Data:

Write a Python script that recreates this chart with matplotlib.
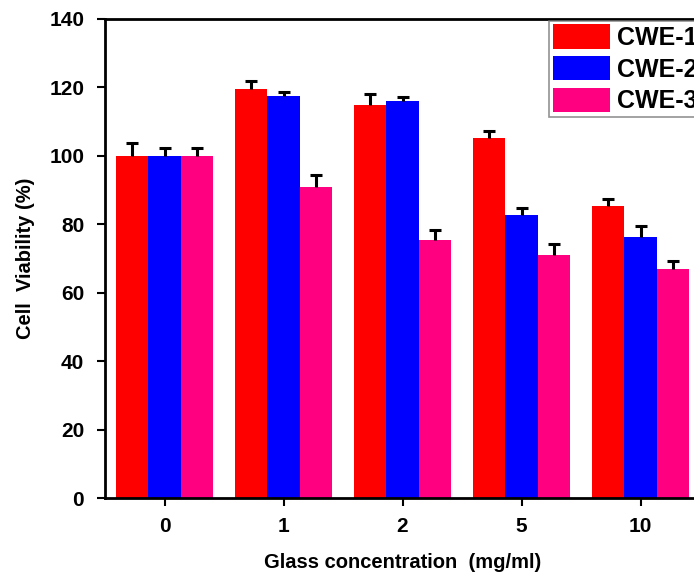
import numpy as np
import matplotlib
matplotlib.use("Agg")
import matplotlib.pyplot as plt

plt.rcParams['font.family'] = ['Liberation Sans', 'DejaVu Sans']
plt.rcParams['font.weight'] = 'bold'

# data
conc = ['0', '1', '2', '5', '10']
series = ['CWE-1', 'CWE-2', 'CWE-3']
cwe1 = [100.0, 119.6, 114.9, 105.3, 85.2]
cwe2 = [100.0, 117.5, 116.1, 82.7, 76.4]
cwe3 = [100.0, 90.8, 75.4, 71.1, 66.9]
err1 = [3.9, 2.2, 3.1, 2.1, 2.2]
err2 = [2.2, 1.2, 1.1, 2.2, 3.1]
err3 = [2.4, 3.6, 3.0, 3.1, 2.3]
colors = ['#ff0000', '#0000ff', '#ff0080']

fig = plt.figure(figsize=(6.94, 5.81), dpi=100)
ax = fig.add_axes([105/694, 83/581, 595/694, 479/581])

x = np.arange(len(conc))
w = 0.27
vals = [cwe1, cwe2, cwe3]
errs = [err1, err2, err3]
for i in range(3):
    xs = x + (i - 1) * w
    ax.bar(xs, vals[i], w, color=colors[i], label=series[i], zorder=2)
    eb = ax.errorbar(xs, vals[i], yerr=[np.zeros(len(x)), errs[i]], fmt='none',
                     ecolor='black', elinewidth=2.2, capsize=4, capthick=2.2, zorder=3)
    eb[1][0].set_visible(False)  # hide the lower cap

ax.set_xlim(-0.5, 4.5)
ax.set_ylim(0, 140)
ax.set_yticks(range(0, 141, 20))
ax.set_xticks(x)
ax.set_xticklabels(conc)
ax.tick_params(direction='out', length=6, width=1.5, labelsize=15, pad=9)
ax.tick_params(axis='x', pad=8)
for lab in ax.get_xticklabels() + ax.get_yticklabels():
    lab.set_fontweight('bold')
for s in ax.spines.values():
    s.set_linewidth(2)

ax.set_xlabel('Glass concentration  (mg/ml)', fontsize=14.5, fontweight='bold', labelpad=12)
ax.set_ylabel('Cell  Viability (%)', fontsize=14.5, fontweight='bold', labelpad=10)

leg = ax.legend(loc='upper left', bbox_to_anchor=(549/694, 1 - 21/581),
                bbox_transform=fig.transFigure, fontsize=18, frameon=True,
                fancybox=False, handlelength=2.28, handleheight=1.12,
                handletextpad=0.3, labelspacing=0.24, borderpad=0.14,
                borderaxespad=0)
leg.get_frame().set_edgecolor('#777777')
leg.get_frame().set_linewidth(1.2)
for t in leg.get_texts():
    t.set_fontweight('bold')

fig.savefig('out.png', dpi=100)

Task instructions:
Repeat the lines above, starting at the first and stopping after the line that holds "plt.rcParams['font.weight'] = 'bold'", with the pictures left out.

Response:
Write a Python script that recreates this chart with matplotlib.
import numpy as np
import matplotlib
matplotlib.use("Agg")
import matplotlib.pyplot as plt

plt.rcParams['font.family'] = ['Liberation Sans', 'DejaVu Sans']
plt.rcParams['font.weight'] = 'bold'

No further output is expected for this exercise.